There are 123,000 people who work in tech in Utah, 7.2% of the workforce, which means Utah has the ninth most tech centered workforce in the United States, Fortune’s Phil Wahba said on stage. Among some of the state’s tech success stories are companies like Qualtrics, Domo, BambooHR, Plurasight, and Ancestry.
BambooHR cofounder Ben Peterson, Ancestry CEO Deborah Liu, and Pluralsight CEO Aaron Skonnard spoke alongside Prince in a frank discussion about Utah’s tech scene on Monday. With the advent of remote work and hybrid work, the state is hoping to attract more talent from places like Silicon Valley, both to boost existing tech companies and to spawn more startups.
However, Prince argued that Utah’s deep ties to the insular nature of Mormon culture poses a challenge to its ambitions to become the next Silicon Valley. To secure long-term growth and competitiveness, it’s imperative to embrace a wider spectrum of perspectives, backgrounds, and skill sets.

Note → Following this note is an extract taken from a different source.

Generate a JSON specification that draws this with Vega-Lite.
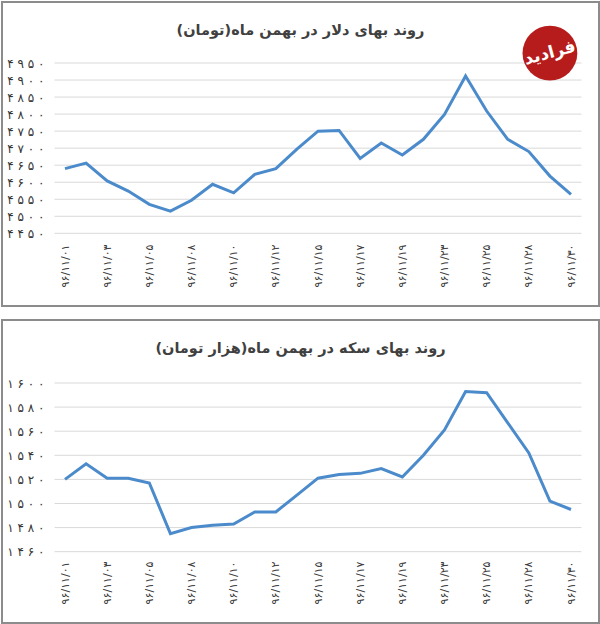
{
  "$schema": "https://vega.github.io/schema/vega-lite/v6.json",
  "padding": {"left": 1, "top": 1, "right": 0, "bottom": 0},
  "spacing": 12,
  "datasets": {
    "dollar": [
      {"date": "۹۶/۱۱/۰۱", "price": 4640}, {"date": "۹۶/۱۱/۰۲", "price": 4656},
      {"date": "۹۶/۱۱/۰۳", "price": 4604}, {"date": "۹۶/۱۱/۰۴", "price": 4574},
      {"date": "۹۶/۱۱/۰۵", "price": 4535}, {"date": "۹۶/۱۱/۰۷", "price": 4515},
      {"date": "۹۶/۱۱/۰۸", "price": 4547}, {"date": "۹۶/۱۱/۰۹", "price": 4594},
      {"date": "۹۶/۱۱/۱۰", "price": 4569}, {"date": "۹۶/۱۱/۱۱", "price": 4623},
      {"date": "۹۶/۱۱/۱۲", "price": 4640}, {"date": "۹۶/۱۱/۱۴", "price": 4697},
      {"date": "۹۶/۱۱/۱۵", "price": 4750}, {"date": "۹۶/۱۱/۱۶", "price": 4752},
      {"date": "۹۶/۱۱/۱۷", "price": 4670}, {"date": "۹۶/۱۱/۱۸", "price": 4715},
      {"date": "۹۶/۱۱/۱۹", "price": 4680}, {"date": "۹۶/۱۱/۲۱", "price": 4726},
      {"date": "۹۶/۱۱/۲۳", "price": 4799}, {"date": "۹۶/۱۱/۲۴", "price": 4912},
      {"date": "۹۶/۱۱/۲۵", "price": 4809}, {"date": "۹۶/۱۱/۲۶", "price": 4726},
      {"date": "۹۶/۱۱/۲۸", "price": 4690}, {"date": "۹۶/۱۱/۲۹", "price": 4618},
      {"date": "۹۶/۱۱/۳۰", "price": 4564}
    ],
    "coin": [
      {"date": "۹۶/۱۱/۰۱", "price": 1520}, {"date": "۹۶/۱۱/۰۲", "price": 1533},
      {"date": "۹۶/۱۱/۰۳", "price": 1521}, {"date": "۹۶/۱۱/۰۴", "price": 1521},
      {"date": "۹۶/۱۱/۰۵", "price": 1517}, {"date": "۹۶/۱۱/۰۷", "price": 1475},
      {"date": "۹۶/۱۱/۰۸", "price": 1480}, {"date": "۹۶/۱۱/۰۹", "price": 1482},
      {"date": "۹۶/۱۱/۱۰", "price": 1483}, {"date": "۹۶/۱۱/۱۱", "price": 1493},
      {"date": "۹۶/۱۱/۱۲", "price": 1493}, {"date": "۹۶/۱۱/۱۴", "price": 1507},
      {"date": "۹۶/۱۱/۱۵", "price": 1521}, {"date": "۹۶/۱۱/۱۶", "price": 1524},
      {"date": "۹۶/۱۱/۱۷", "price": 1525}, {"date": "۹۶/۱۱/۱۸", "price": 1529},
      {"date": "۹۶/۱۱/۱۹", "price": 1522}, {"date": "۹۶/۱۱/۲۱", "price": 1540},
      {"date": "۹۶/۱۱/۲۳", "price": 1561}, {"date": "۹۶/۱۱/۲۴", "price": 1593},
      {"date": "۹۶/۱۱/۲۵", "price": 1592}, {"date": "۹۶/۱۱/۲۶", "price": 1567},
      {"date": "۹۶/۱۱/۲۸", "price": 1542}, {"date": "۹۶/۱۱/۲۹", "price": 1502},
      {"date": "۹۶/۱۱/۳۰", "price": 1495}
    ],
    "dollarGrid": [
      {"v": 4450}, {"v": 4500}, {"v": 4550}, {"v": 4600}, {"v": 4650}, {"v": 4700},
      {"v": 4750}, {"v": 4800}, {"v": 4850}, {"v": 4900}, {"v": 4950}
    ],
    "coinGrid": [
      {"v": 1460}, {"v": 1480}, {"v": 1500}, {"v": 1520}, {"v": 1540}, {"v": 1560},
      {"v": 1580}, {"v": 1600}
    ],
    "logo": [
      {"date": "۹۶/۱۱/۲۹", "v": 4979, "name": "فرادید"}
    ]
  },
  "vconcat": [
    {
      "width": 597,
      "height": 304,
      "title": {
        "text": "روند بهای دلار در بهمن ماه(تومان)\u200f",
        "frame": "group",
        "anchor": "middle",
        "offset": -43,
        "baseline": "middle",
        "font": "DejaVu Sans",
        "fontSize": 14.5,
        "fontWeight": "bold",
        "color": "#404040"
      },
      "layer": [
        {
          "data": {"name": "dollarGrid"},
          "mark": {"type": "rule", "color": "#d9d9d9", "strokeWidth": 1, "xOffset": -10.5, "x2Offset": 10.5},
          "encoding": {
            "x": {"datum": "۹۶/۱۱/۰۱", "type": "ordinal", "title": null},
            "x2": {"datum": "۹۶/۱۱/۳۰"},
            "y": {"field": "v", "type": "quantitative", "title": null}
          }
        },
        {
          "data": {"name": "dollar"},
          "mark": {"type": "line", "color": "#4b8bcb", "strokeWidth": 3},
          "encoding": {
            "x": {
              "field": "date",
              "type": "ordinal",
              "title": null,
              "scale": {
                "type": "point",
                "domain": ["۹۶/۱۱/۰۱","۹۶/۱۱/۰۲","۹۶/۱۱/۰۳","۹۶/۱۱/۰۴","۹۶/۱۱/۰۵","۹۶/۱۱/۰۷","۹۶/۱۱/۰۸","۹۶/۱۱/۰۹","۹۶/۱۱/۱۰","۹۶/۱۱/۱۱","۹۶/۱۱/۱۲","۹۶/۱۱/۱۴","۹۶/۱۱/۱۵","۹۶/۱۱/۱۶","۹۶/۱۱/۱۷","۹۶/۱۱/۱۸","۹۶/۱۱/۱۹","۹۶/۱۱/۲۱","۹۶/۱۱/۲۳","۹۶/۱۱/۲۴","۹۶/۱۱/۲۵","۹۶/۱۱/۲۶","۹۶/۱۱/۲۸","۹۶/۱۱/۲۹","۹۶/۱۱/۳۰"],
                "range": [63, 569],
                "padding": 0
              },
              "axis": {
                "values": ["۹۶/۱۱/۰۱","۹۶/۱۱/۰۳","۹۶/۱۱/۰۵","۹۶/۱۱/۰۸","۹۶/۱۱/۱۰","۹۶/۱۱/۱۲","۹۶/۱۱/۱۵","۹۶/۱۱/۱۷","۹۶/۱۱/۱۹","۹۶/۱۱/۲۳","۹۶/۱۱/۲۵","۹۶/۱۱/۲۸","۹۶/۱۱/۳۰"]
              }
            },
            "y": {
              "field": "price",
              "type": "quantitative",
              "title": null,
              "scale": {"domain": [4236.6, 5129.1], "nice": false, "zero": false},
              "axis": {
                "values": [4450, 4500, 4550, 4600, 4650, 4700, 4750, 4800, 4850, 4900, 4950],
                "tickCount": 20
              }
            }
          }
        },
        {
          "data": {"name": "logo"},
          "mark": {"type": "point", "filled": true, "shape": "circle", "size": 3000, "color": "#b71c1c", "opacity": 1},
          "encoding": {
            "x": {"field": "date", "type": "ordinal", "title": null},
            "y": {"field": "v", "type": "quantitative", "title": null}
          }
        },
        {
          "data": {"name": "logo"},
          "mark": {"type": "text", "color": "#ffffff", "font": "DejaVu Sans", "fontSize": 17, "fontWeight": "bold", "angle": 345},
          "encoding": {
            "x": {"field": "date", "type": "ordinal", "title": null},
            "y": {"field": "v", "type": "quantitative", "title": null},
            "text": {"field": "name"}
          }
        }
      ]
    },
    {
      "width": 597,
      "height": 303,
      "title": {
        "text": "روند بهای سکه در بهمن ماه(هزار تومان)\u200f",
        "frame": "group",
        "anchor": "middle",
        "offset": -43,
        "baseline": "middle",
        "font": "DejaVu Sans",
        "fontSize": 14.5,
        "fontWeight": "bold",
        "color": "#404040"
      },
      "layer": [
        {
          "data": {"name": "coinGrid"},
          "mark": {"type": "rule", "color": "#d9d9d9", "strokeWidth": 1, "xOffset": -10.5, "x2Offset": 10.5},
          "encoding": {
            "x": {"datum": "۹۶/۱۱/۰۱", "type": "ordinal", "title": null},
            "x2": {"datum": "۹۶/۱۱/۳۰"},
            "y": {"field": "v", "type": "quantitative", "title": null}
          }
        },
        {
          "data": {"name": "coin"},
          "mark": {"type": "line", "color": "#4b8bcb", "strokeWidth": 3},
          "encoding": {
            "x": {
              "field": "date",
              "type": "ordinal",
              "title": null,
              "scale": {
                "type": "point",
                "domain": ["۹۶/۱۱/۰۱","۹۶/۱۱/۰۲","۹۶/۱۱/۰۳","۹۶/۱۱/۰۴","۹۶/۱۱/۰۵","۹۶/۱۱/۰۷","۹۶/۱۱/۰۸","۹۶/۱۱/۰۹","۹۶/۱۱/۱۰","۹۶/۱۱/۱۱","۹۶/۱۱/۱۲","۹۶/۱۱/۱۴","۹۶/۱۱/۱۵","۹۶/۱۱/۱۶","۹۶/۱۱/۱۷","۹۶/۱۱/۱۸","۹۶/۱۱/۱۹","۹۶/۱۱/۲۱","۹۶/۱۱/۲۳","۹۶/۱۱/۲۴","۹۶/۱۱/۲۵","۹۶/۱۱/۲۶","۹۶/۱۱/۲۸","۹۶/۱۱/۲۹","۹۶/۱۱/۳۰"],
                "range": [63, 569],
                "padding": 0
              },
              "axis": {
                "values": ["۹۶/۱۱/۰۱","۹۶/۱۱/۰۳","۹۶/۱۱/۰۵","۹۶/۱۱/۰۸","۹۶/۱۱/۱۰","۹۶/۱۱/۱۲","۹۶/۱۱/۱۵","۹۶/۱۱/۱۷","۹۶/۱۱/۱۹","۹۶/۱۱/۲۳","۹۶/۱۱/۲۵","۹۶/۱۱/۲۸","۹۶/۱۱/۳۰"]
              }
            },
            "y": {
              "field": "price",
              "type": "quantitative",
              "title": null,
              "scale": {"domain": [1400.8, 1652.3], "nice": false, "zero": false},
              "axis": {
                "values": [1460, 1480, 1500, 1520, 1540, 1560, 1580, 1600],
                "tickCount": 20
              }
            }
          }
        }
      ]
    }
  ],
  "config": {
    "view": {"stroke": "#8c8c8c", "strokeWidth": 2},
    "background": "#ffffff",
    "axisX": {
      "offset": -64,
      "labelAngle": 270,
      "labelPadding": 2,
      "labelOverlap": false,
      "domain": false,
      "ticks": false,
      "grid": false,
      "labelFont": "DejaVu Sans",
      "labelFontSize": 11,
      "labelColor": "#404040"
    },
    "axisY": {
      "offset": -52,
      "labelPadding": 10,
      "labelOverlap": false,
      "domain": false,
      "ticks": false,
      "grid": false,
      "labelFont": "DejaVu Sans",
      "labelFontSize": 12,
      "labelColor": "#333333",
      "labelExpr": "replace(replace(replace(replace(replace(replace(replace(replace(replace(replace(join(split(format(datum.value,'d'),''),' '),regexp('0','g'),'۰'),regexp('1','g'),'۱'),regexp('2','g'),'۲'),regexp('3','g'),'۳'),regexp('4','g'),'۴'),regexp('5','g'),'۵'),regexp('6','g'),'۶'),regexp('7','g'),'۷'),regexp('8','g'),'۸'),regexp('9','g'),'۹')"
    }
  }
}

“For this to be a true tech hub, we absolutely need to put in place the infrastructure that supports a more diverse community and we do not have that,” Prince said. “With a more diverse tech leadership in Utah, I think we have an opportunity to help Utah evolve and advance in some of these areas.”
BambooHR’s Peterson said that there’s been a lot of change in recent years, with the state become less insular.
In 2020, 60.68% of Utahns reported being members of The Church of Jesus Christ of Latter-day Saints, according to the Salt Lake Tribune.
Prince said the religion’s missionary program, in which young adults are dispatched to different countries to proselytize and perform community service, produces great salespeople for tech companies. The missionaries are selling the “harding thing in the world to sell,” he said.
“You have enormously good salespeople that come out of the Utah culture, and I think that’s incredible. We hire a ton of those people to come be salespeople,” Prince said.
Utah’s tech industry has a rich heritage with the technology market dating back to the 1970s, with trailblazing giants like WordPerfect, Novell, and Evans & Sutherland lighting the way, and again in the late ’90s and early 2000s, Ancestry.com, Vivint, and Omniture made their debut in the picturesque state. University of Utah’s tech program also led to the creation of Adobe, Pixar, and many other tech companies, Prince pointed out. What’s more, Adobe’s acquisition of Omniture in 2009 spurred Adobe to establish a lasting presence in Utah.
That ecosystem of tech companies and tech talent is turning Utah into a tech hub, as employees move between companies or launch their own startups, said Ancestry CEO Liu. She compared it to Seattle, where Amazon and Microsoft have fostered a broader tech scene. “We see that here,” Liu said.